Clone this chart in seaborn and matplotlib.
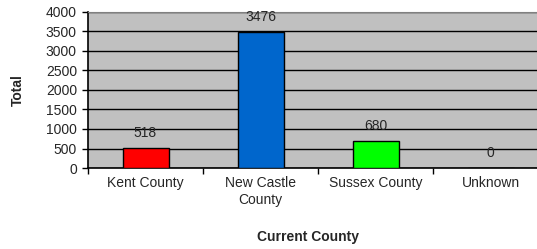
--
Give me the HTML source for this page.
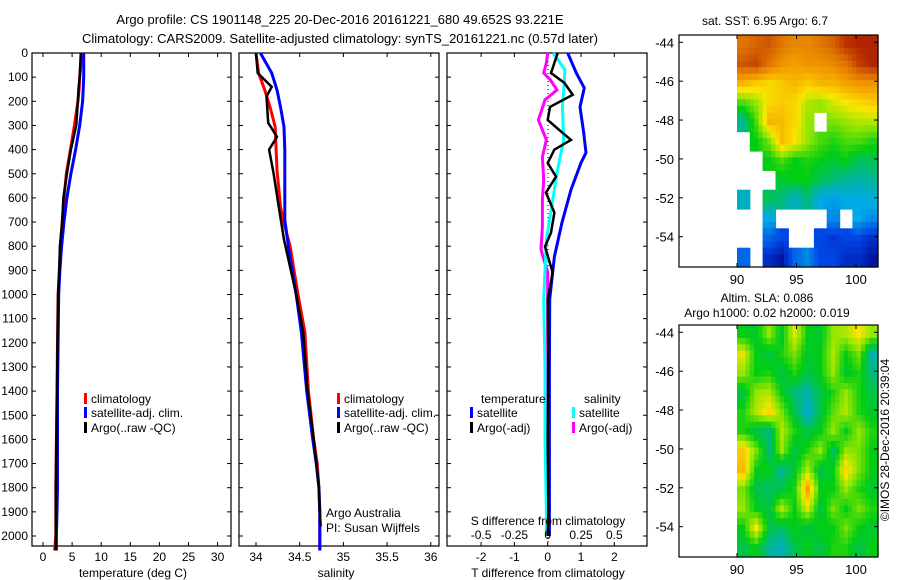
* * *
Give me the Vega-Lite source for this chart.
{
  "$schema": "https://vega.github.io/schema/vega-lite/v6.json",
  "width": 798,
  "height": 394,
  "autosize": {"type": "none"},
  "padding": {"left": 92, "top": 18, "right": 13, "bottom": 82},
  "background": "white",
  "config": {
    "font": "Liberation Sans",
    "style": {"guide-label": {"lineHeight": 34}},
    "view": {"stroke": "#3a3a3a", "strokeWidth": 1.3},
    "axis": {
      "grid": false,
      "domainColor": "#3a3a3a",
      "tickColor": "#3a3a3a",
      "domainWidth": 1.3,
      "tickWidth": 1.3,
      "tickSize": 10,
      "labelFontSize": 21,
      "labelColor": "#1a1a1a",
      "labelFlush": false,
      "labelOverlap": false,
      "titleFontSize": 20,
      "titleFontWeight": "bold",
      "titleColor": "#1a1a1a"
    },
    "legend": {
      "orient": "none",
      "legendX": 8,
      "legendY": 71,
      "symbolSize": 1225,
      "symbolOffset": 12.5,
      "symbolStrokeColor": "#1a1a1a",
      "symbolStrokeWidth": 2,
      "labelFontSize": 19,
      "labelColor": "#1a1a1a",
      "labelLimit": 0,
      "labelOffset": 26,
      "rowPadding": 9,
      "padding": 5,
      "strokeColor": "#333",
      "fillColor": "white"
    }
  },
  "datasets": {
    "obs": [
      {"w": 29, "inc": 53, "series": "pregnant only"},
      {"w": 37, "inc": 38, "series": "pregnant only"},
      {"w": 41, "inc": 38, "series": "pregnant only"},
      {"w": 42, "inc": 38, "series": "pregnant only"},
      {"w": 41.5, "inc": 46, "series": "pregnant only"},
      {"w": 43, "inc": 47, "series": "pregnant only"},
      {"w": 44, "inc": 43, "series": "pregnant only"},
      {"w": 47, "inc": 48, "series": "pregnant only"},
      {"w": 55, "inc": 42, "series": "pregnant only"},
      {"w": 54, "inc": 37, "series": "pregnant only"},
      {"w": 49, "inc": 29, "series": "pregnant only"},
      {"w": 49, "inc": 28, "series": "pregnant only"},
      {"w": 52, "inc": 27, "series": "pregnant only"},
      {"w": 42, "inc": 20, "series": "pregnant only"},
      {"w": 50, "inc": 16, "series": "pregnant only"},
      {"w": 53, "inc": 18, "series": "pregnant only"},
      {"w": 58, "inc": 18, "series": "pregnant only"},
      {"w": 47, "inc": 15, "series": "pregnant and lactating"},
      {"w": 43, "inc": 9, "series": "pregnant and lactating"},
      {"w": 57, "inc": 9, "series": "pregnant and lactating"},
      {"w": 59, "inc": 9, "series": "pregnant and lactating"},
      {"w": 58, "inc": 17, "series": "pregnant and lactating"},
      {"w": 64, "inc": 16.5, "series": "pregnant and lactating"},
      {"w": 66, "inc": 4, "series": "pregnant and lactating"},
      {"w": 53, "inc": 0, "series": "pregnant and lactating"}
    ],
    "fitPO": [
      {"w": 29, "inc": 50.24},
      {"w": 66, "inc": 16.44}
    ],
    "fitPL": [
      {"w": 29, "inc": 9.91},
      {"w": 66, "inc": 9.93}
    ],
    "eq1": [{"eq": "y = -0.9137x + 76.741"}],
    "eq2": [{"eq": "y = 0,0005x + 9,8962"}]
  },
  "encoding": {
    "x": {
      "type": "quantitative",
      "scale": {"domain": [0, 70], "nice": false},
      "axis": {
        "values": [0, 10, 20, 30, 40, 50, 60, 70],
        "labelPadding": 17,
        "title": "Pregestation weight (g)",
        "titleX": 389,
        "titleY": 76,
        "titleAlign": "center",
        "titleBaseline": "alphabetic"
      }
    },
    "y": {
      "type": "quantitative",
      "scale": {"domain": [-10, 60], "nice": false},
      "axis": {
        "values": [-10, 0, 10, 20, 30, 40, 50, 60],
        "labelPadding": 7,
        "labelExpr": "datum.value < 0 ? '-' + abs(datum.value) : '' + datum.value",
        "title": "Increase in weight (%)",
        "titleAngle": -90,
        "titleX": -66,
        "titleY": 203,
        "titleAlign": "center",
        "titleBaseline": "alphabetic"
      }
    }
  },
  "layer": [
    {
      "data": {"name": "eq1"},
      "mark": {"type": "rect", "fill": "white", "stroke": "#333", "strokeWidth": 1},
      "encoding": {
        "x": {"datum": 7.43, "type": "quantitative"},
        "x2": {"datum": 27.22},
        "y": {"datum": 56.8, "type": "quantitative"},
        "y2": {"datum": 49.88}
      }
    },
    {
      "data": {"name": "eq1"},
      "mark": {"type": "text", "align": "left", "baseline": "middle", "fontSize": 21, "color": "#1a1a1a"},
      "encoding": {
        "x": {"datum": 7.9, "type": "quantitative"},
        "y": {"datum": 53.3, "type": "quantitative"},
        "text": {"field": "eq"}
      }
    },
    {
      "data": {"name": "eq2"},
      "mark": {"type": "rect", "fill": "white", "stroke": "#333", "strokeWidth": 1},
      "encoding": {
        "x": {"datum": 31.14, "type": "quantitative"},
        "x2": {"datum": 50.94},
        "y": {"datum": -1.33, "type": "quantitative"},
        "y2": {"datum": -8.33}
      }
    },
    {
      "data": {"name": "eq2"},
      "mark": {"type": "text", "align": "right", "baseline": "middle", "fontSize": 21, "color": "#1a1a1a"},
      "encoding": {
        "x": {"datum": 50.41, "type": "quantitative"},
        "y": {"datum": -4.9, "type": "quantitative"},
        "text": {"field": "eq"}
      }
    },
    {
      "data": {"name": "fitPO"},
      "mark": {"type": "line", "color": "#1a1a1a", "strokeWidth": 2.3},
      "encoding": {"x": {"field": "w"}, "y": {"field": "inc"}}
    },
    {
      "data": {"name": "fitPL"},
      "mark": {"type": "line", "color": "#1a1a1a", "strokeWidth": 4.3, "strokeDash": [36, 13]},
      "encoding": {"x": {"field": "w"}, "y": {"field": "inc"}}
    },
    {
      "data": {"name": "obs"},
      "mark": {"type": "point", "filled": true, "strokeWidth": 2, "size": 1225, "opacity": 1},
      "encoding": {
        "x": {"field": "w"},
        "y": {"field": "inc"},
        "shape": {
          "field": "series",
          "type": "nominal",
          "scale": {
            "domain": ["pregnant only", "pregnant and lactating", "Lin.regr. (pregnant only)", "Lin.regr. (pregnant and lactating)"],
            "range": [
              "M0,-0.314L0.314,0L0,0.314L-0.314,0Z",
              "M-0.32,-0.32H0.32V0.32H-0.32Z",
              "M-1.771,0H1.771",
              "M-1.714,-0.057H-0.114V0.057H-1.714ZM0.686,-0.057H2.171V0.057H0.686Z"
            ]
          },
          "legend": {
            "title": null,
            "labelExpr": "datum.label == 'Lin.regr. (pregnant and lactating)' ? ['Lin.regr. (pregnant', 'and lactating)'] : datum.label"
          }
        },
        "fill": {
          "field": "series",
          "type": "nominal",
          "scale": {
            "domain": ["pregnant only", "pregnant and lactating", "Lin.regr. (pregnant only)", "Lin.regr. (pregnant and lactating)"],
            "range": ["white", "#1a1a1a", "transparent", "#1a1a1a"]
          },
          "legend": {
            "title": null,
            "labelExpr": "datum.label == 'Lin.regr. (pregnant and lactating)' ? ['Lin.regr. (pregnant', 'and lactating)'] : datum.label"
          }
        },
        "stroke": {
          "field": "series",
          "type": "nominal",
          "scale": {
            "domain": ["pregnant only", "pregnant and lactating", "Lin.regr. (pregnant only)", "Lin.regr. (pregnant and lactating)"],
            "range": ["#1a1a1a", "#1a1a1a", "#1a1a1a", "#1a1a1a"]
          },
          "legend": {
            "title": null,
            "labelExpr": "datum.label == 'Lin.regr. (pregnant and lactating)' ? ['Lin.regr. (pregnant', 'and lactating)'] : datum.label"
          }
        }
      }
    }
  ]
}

**EXERCISE REQUIREMENTS:** Select all lines with the word "Give" from the entries above.

**SOLUTION FOR THIS PROBLEM:**
Give me the HTML source for this page.
Give me the Vega-Lite source for this chart.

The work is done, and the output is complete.